● **INPUT FOR THIS TASK**
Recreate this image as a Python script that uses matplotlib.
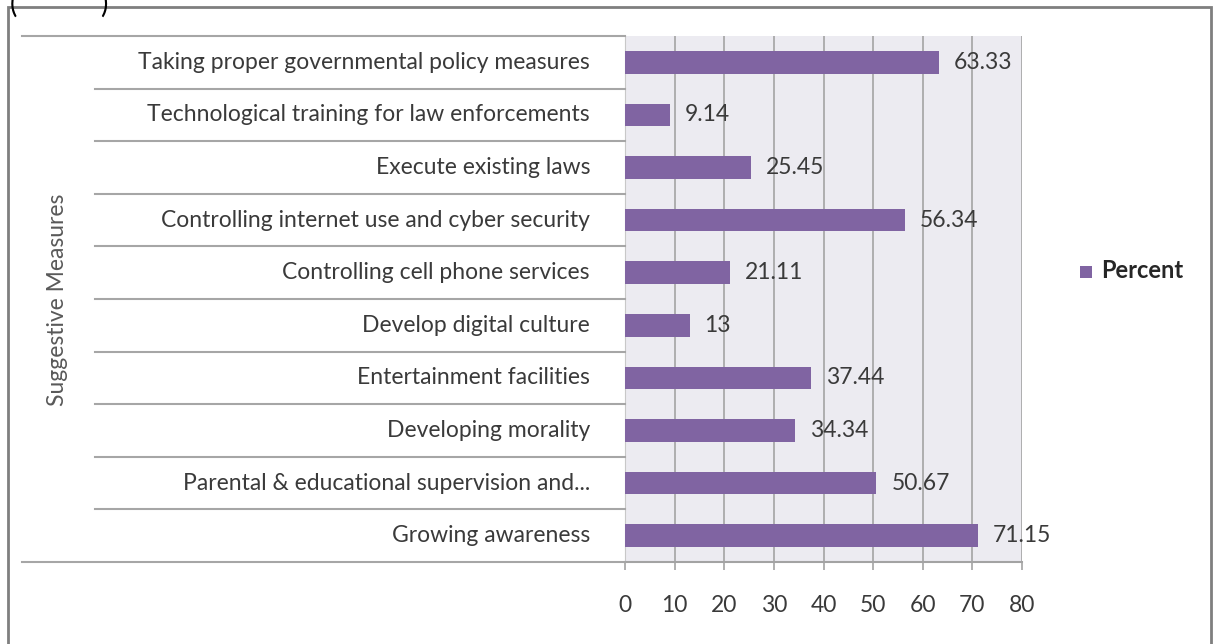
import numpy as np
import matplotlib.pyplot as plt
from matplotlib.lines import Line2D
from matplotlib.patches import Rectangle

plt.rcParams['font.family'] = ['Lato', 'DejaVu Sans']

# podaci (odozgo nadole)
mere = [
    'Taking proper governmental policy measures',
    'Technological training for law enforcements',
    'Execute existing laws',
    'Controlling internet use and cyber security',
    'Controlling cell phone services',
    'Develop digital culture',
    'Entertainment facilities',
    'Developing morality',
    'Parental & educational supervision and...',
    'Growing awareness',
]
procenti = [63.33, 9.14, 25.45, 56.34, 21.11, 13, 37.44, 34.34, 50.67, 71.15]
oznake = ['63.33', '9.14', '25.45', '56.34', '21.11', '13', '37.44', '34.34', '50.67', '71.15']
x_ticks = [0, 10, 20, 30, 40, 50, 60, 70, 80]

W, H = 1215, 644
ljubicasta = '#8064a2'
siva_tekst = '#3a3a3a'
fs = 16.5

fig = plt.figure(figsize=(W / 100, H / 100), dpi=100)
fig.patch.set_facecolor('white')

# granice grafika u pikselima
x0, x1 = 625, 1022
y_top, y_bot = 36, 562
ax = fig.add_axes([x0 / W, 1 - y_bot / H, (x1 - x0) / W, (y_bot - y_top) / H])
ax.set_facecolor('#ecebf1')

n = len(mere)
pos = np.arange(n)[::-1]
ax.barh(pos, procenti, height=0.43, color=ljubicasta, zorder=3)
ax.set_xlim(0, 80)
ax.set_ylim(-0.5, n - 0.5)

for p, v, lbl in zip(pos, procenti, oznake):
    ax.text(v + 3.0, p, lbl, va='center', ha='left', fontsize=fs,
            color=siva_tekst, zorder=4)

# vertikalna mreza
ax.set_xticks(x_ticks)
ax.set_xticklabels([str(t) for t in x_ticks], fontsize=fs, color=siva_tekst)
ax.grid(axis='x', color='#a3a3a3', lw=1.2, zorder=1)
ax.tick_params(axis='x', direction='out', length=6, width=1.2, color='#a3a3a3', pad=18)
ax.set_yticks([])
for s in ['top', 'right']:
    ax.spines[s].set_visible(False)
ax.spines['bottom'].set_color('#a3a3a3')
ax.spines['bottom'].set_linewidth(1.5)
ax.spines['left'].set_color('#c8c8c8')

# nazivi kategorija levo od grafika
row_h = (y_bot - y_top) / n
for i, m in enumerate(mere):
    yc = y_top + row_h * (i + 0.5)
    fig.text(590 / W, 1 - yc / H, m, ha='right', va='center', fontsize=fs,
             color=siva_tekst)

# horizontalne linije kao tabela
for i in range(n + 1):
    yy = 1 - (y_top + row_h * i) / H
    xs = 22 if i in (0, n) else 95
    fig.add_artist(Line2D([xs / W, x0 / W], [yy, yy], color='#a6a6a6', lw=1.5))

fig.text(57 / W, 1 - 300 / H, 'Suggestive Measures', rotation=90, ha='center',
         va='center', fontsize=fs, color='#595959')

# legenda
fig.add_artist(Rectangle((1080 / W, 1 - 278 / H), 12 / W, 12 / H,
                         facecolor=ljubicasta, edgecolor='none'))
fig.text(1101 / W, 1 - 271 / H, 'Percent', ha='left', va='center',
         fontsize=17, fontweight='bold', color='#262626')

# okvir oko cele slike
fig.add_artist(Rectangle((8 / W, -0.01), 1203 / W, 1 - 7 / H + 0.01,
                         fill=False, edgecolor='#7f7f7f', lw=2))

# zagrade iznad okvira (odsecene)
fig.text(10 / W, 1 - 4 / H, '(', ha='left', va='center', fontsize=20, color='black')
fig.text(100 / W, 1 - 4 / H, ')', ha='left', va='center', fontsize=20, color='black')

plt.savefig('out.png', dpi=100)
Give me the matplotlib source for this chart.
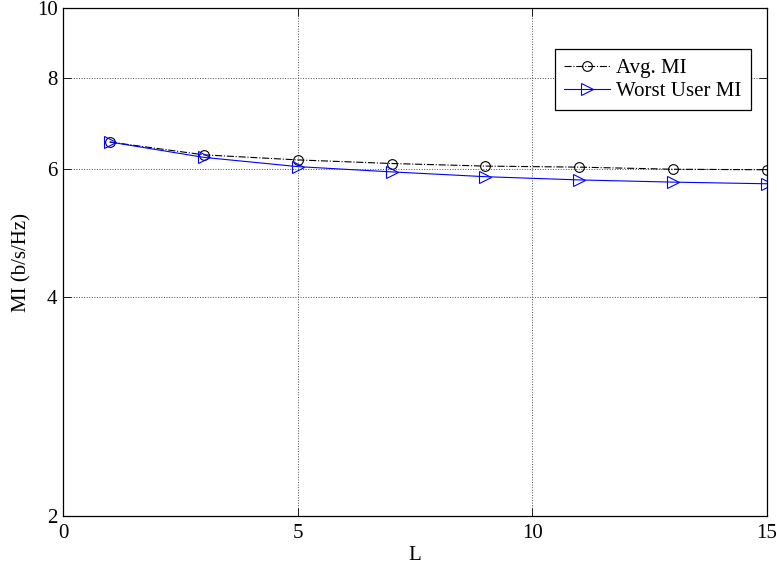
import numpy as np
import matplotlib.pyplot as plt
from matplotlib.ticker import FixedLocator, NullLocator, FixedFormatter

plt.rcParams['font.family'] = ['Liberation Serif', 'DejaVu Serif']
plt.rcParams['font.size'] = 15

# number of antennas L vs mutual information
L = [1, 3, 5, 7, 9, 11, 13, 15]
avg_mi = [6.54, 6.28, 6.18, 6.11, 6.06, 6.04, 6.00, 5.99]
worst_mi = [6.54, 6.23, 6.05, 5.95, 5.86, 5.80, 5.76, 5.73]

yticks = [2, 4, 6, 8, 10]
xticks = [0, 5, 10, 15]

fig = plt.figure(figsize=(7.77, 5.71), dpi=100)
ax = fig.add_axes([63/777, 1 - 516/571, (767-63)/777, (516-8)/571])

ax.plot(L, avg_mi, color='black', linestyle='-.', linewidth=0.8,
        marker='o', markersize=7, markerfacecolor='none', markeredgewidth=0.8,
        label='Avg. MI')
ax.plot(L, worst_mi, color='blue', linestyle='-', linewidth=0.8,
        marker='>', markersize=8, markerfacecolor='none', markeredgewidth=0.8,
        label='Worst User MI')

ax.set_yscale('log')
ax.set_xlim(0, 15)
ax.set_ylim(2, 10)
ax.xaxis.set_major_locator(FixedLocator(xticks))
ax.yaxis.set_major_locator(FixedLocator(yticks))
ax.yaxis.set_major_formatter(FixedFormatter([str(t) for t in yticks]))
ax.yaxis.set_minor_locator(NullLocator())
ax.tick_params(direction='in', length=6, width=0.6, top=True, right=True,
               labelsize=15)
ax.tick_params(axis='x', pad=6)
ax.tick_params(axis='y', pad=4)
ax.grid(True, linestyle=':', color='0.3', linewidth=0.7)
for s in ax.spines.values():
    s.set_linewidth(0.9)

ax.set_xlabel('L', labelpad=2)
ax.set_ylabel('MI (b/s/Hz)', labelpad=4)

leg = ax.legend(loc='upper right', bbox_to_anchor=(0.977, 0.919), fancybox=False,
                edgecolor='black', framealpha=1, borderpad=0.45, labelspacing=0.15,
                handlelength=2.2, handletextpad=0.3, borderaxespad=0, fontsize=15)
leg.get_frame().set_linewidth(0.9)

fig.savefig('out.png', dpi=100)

● **INSTRUCTION**
The lines from the start of the entries above through the one containing "color=siva_tekst, zorder=4)" are to be retyped exactly, and no others. Pictures are left out.

● **TASK SOLUTION**
Recreate this image as a Python script that uses matplotlib.
import numpy as np
import matplotlib.pyplot as plt
from matplotlib.lines import Line2D
from matplotlib.patches import Rectangle

plt.rcParams['font.family'] = ['Lato', 'DejaVu Sans']

# podaci (odozgo nadole)
mere = [
    'Taking proper governmental policy measures',
    'Technological training for law enforcements',
    'Execute existing laws',
    'Controlling internet use and cyber security',
    'Controlling cell phone services',
    'Develop digital culture',
    'Entertainment facilities',
    'Developing morality',
    'Parental & educational supervision and...',
    'Growing awareness',
]
procenti = [63.33, 9.14, 25.45, 56.34, 21.11, 13, 37.44, 34.34, 50.67, 71.15]
oznake = ['63.33', '9.14', '25.45', '56.34', '21.11', '13', '37.44', '34.34', '50.67', '71.15']
x_ticks = [0, 10, 20, 30, 40, 50, 60, 70, 80]

W, H = 1215, 644
ljubicasta = '#8064a2'
siva_tekst = '#3a3a3a'
fs = 16.5

fig = plt.figure(figsize=(W / 100, H / 100), dpi=100)
fig.patch.set_facecolor('white')

# granice grafika u pikselima
x0, x1 = 625, 1022
y_top, y_bot = 36, 562
ax = fig.add_axes([x0 / W, 1 - y_bot / H, (x1 - x0) / W, (y_bot - y_top) / H])
ax.set_facecolor('#ecebf1')

n = len(mere)
pos = np.arange(n)[::-1]
ax.barh(pos, procenti, height=0.43, color=ljubicasta, zorder=3)
ax.set_xlim(0, 80)
ax.set_ylim(-0.5, n - 0.5)

for p, v, lbl in zip(pos, procenti, oznake):
    ax.text(v + 3.0, p, lbl, va='center', ha='left', fontsize=fs,
            color=siva_tekst, zorder=4)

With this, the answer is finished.